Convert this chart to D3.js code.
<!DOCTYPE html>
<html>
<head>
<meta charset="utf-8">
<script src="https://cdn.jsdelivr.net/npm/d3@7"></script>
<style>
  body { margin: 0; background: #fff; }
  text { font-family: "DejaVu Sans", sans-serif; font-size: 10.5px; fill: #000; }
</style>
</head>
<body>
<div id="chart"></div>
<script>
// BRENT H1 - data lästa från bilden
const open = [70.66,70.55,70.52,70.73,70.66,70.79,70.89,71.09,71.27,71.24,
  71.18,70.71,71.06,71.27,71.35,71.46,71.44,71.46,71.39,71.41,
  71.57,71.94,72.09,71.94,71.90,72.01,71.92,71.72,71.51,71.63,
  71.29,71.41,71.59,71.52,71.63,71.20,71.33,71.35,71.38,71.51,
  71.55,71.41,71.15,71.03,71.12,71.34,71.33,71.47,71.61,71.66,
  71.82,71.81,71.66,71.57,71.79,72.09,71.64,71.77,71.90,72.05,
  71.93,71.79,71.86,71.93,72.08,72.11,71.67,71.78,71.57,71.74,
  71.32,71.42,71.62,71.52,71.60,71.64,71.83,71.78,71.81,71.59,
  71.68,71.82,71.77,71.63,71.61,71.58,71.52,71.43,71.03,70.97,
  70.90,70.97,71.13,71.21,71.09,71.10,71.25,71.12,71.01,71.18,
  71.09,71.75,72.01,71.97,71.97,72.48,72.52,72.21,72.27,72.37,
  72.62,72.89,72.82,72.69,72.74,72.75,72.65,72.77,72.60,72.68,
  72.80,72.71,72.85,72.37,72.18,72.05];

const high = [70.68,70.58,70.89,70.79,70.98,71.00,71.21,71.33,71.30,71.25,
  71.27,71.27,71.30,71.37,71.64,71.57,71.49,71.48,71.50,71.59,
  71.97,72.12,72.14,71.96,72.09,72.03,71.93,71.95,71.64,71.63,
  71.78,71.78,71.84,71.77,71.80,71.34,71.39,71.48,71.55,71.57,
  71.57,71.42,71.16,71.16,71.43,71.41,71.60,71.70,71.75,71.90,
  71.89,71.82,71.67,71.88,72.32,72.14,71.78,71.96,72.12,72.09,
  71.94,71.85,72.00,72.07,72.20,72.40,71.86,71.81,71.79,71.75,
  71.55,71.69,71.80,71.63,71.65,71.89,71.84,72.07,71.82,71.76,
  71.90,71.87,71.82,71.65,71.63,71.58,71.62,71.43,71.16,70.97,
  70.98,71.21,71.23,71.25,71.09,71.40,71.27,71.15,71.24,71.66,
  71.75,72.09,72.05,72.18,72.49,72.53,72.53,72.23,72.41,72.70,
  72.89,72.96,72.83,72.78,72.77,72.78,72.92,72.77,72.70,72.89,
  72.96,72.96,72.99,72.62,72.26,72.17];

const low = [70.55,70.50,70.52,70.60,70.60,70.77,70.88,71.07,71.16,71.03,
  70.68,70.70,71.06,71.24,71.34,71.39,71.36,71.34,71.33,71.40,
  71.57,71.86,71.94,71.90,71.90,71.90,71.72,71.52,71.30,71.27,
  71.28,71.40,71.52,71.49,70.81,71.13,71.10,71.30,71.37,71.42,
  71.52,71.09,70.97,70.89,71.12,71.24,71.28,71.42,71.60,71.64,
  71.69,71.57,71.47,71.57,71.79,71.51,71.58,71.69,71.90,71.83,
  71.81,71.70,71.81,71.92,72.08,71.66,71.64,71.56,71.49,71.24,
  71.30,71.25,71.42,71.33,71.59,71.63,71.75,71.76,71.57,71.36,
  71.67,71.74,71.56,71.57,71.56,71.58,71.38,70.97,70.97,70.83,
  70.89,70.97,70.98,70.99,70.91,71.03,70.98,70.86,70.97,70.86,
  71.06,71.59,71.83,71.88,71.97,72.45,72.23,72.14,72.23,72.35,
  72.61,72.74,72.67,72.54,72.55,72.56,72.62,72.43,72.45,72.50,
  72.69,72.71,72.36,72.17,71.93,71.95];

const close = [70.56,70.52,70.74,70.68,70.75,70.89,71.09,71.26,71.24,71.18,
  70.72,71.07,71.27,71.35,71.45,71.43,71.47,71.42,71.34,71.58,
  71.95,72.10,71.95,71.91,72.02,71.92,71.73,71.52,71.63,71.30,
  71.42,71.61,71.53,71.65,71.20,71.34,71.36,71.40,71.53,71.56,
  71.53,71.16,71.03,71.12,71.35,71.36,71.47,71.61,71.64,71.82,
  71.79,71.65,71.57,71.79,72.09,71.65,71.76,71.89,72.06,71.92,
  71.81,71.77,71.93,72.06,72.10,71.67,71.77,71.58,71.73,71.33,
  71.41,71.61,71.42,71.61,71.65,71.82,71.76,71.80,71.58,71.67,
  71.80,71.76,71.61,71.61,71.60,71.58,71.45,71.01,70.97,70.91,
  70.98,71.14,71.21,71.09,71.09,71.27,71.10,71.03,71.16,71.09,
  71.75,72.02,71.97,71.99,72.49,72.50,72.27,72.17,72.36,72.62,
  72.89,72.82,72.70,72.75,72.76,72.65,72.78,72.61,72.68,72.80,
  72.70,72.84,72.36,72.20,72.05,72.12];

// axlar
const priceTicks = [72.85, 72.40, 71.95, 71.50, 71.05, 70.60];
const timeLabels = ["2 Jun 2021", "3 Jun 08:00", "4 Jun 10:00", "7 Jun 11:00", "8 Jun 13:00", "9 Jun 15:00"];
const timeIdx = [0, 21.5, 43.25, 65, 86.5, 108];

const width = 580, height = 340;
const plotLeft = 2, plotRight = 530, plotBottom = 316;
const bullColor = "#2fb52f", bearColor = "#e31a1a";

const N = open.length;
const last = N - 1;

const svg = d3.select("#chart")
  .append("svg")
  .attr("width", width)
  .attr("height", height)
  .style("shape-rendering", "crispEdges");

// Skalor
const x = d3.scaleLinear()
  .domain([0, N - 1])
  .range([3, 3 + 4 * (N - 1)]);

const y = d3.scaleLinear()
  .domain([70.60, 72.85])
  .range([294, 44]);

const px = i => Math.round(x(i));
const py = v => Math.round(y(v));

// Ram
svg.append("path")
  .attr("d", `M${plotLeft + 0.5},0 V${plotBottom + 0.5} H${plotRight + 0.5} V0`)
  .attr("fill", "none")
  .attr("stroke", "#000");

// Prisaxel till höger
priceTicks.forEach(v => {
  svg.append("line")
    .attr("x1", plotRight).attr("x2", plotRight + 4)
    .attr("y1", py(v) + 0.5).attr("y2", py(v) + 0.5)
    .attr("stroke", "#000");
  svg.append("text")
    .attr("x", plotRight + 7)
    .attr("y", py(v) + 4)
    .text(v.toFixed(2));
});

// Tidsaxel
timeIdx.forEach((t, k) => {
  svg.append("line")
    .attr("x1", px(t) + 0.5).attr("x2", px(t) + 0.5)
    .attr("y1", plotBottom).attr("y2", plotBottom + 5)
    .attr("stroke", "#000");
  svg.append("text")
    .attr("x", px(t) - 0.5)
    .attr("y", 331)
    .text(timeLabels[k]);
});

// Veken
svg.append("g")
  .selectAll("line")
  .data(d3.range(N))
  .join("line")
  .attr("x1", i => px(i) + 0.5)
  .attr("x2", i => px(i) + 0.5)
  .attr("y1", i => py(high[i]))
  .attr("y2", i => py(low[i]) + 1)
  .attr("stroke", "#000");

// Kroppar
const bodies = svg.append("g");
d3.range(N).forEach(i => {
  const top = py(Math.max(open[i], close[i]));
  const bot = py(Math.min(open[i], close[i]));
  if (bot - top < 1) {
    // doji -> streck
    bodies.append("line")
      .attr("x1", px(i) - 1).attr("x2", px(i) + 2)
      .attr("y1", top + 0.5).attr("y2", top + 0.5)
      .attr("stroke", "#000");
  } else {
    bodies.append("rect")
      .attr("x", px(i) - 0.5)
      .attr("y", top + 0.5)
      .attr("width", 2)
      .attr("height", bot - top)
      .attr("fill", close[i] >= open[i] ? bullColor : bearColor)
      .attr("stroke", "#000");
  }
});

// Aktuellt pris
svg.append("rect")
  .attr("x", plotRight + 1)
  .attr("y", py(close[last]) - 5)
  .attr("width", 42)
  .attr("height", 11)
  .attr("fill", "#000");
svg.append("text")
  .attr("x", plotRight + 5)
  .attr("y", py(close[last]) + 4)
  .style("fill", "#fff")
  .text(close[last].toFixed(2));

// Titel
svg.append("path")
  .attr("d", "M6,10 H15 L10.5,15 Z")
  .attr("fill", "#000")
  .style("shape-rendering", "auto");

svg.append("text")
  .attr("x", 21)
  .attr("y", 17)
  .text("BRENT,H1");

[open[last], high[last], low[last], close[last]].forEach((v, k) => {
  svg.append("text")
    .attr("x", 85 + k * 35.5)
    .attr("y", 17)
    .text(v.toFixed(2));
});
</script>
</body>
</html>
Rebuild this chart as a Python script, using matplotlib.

_ _ _

**STATED GOAL**
Quote verbatim the opening lines of the listing above, ending with the line where "72.80,72.71,72.85,72.37,72.18,72.05];" appears; include both endpoints and nothing more.

**RESULT OF THE EXERCISE**
Convert this chart to D3.js code.
<!DOCTYPE html>
<html>
<head>
<meta charset="utf-8">
<script src="https://cdn.jsdelivr.net/npm/d3@7"></script>
<style>
  body { margin: 0; background: #fff; }
  text { font-family: "DejaVu Sans", sans-serif; font-size: 10.5px; fill: #000; }
</style>
</head>
<body>
<div id="chart"></div>
<script>
// BRENT H1 - data lästa från bilden
const open = [70.66,70.55,70.52,70.73,70.66,70.79,70.89,71.09,71.27,71.24,
  71.18,70.71,71.06,71.27,71.35,71.46,71.44,71.46,71.39,71.41,
  71.57,71.94,72.09,71.94,71.90,72.01,71.92,71.72,71.51,71.63,
  71.29,71.41,71.59,71.52,71.63,71.20,71.33,71.35,71.38,71.51,
  71.55,71.41,71.15,71.03,71.12,71.34,71.33,71.47,71.61,71.66,
  71.82,71.81,71.66,71.57,71.79,72.09,71.64,71.77,71.90,72.05,
  71.93,71.79,71.86,71.93,72.08,72.11,71.67,71.78,71.57,71.74,
  71.32,71.42,71.62,71.52,71.60,71.64,71.83,71.78,71.81,71.59,
  71.68,71.82,71.77,71.63,71.61,71.58,71.52,71.43,71.03,70.97,
  70.90,70.97,71.13,71.21,71.09,71.10,71.25,71.12,71.01,71.18,
  71.09,71.75,72.01,71.97,71.97,72.48,72.52,72.21,72.27,72.37,
  72.62,72.89,72.82,72.69,72.74,72.75,72.65,72.77,72.60,72.68,
  72.80,72.71,72.85,72.37,72.18,72.05];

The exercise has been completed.